Mostly Killer, Still Some Filler
Judged on optics alone, the Nikon Z 100-400mm f/4.5-5.6 VR S is an impressive piece of glass that can produce high-quality images in any lighting situation. It has the ability to get sharp results through solid lens design, competent autofocus speed, and 5.5 stops of vibration compensation. At the same time, it creates pleasing buttery backgrounds that place all its sharp focus on the subjects. The close focusing ability and potential of adding 1.4x and 2x teleconverters make it a versatile addition to anyone’s kit.

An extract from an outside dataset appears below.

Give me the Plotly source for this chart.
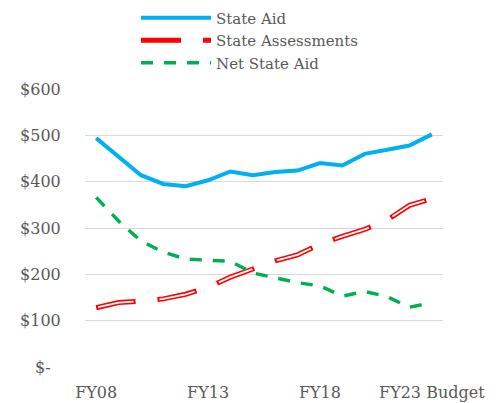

The build of the lens attempts to add some newer features like the OLED screen with various real-time informational readouts and customizable buttons and a programmable control ring, but there are currently a lot of blind spots and frankly, boring ideas in the implementation that make it less compelling in practice than they sound on paper.
Are There Alternatives?
As the Nikon Z-mount is still relatively new, there haven’t been any true alternatives produced yet that match the $2,700 Z 100-400mm. Loosely connected could be the Nikon Z 400mm f/2.8 TC VR S lens that costs a harsh $14,000. It’s a big prime lens with a built-in teleconverter that adds two stops of light wide open in comparison to the 100-400mm and 400mm.
On the other end of the spectrum for those that own a Nikon DX APS-C camera body, a comparable focal length lens would be the Nikon Z DX 50-250mm f/4.5-6.3 VR which costs much less at $350. While offering similar framing as the 100-400mm f/4.5-5.6 lens on full-frame, the 50-250mm is more compact and lightweight, albeit with more basic optics and design.
With the Nikon FTZ II adapter, of course, any F-mount lens can be brought over to the Z mount which opens up more possibilities for a wider range of older alternative options.
Should You Buy It?
Yes. Overall, the Nikon Z 100-400mm f/4.5-5.6 VR S is a sharp and fast lens with few problems that can’t be fixed by firmware updates.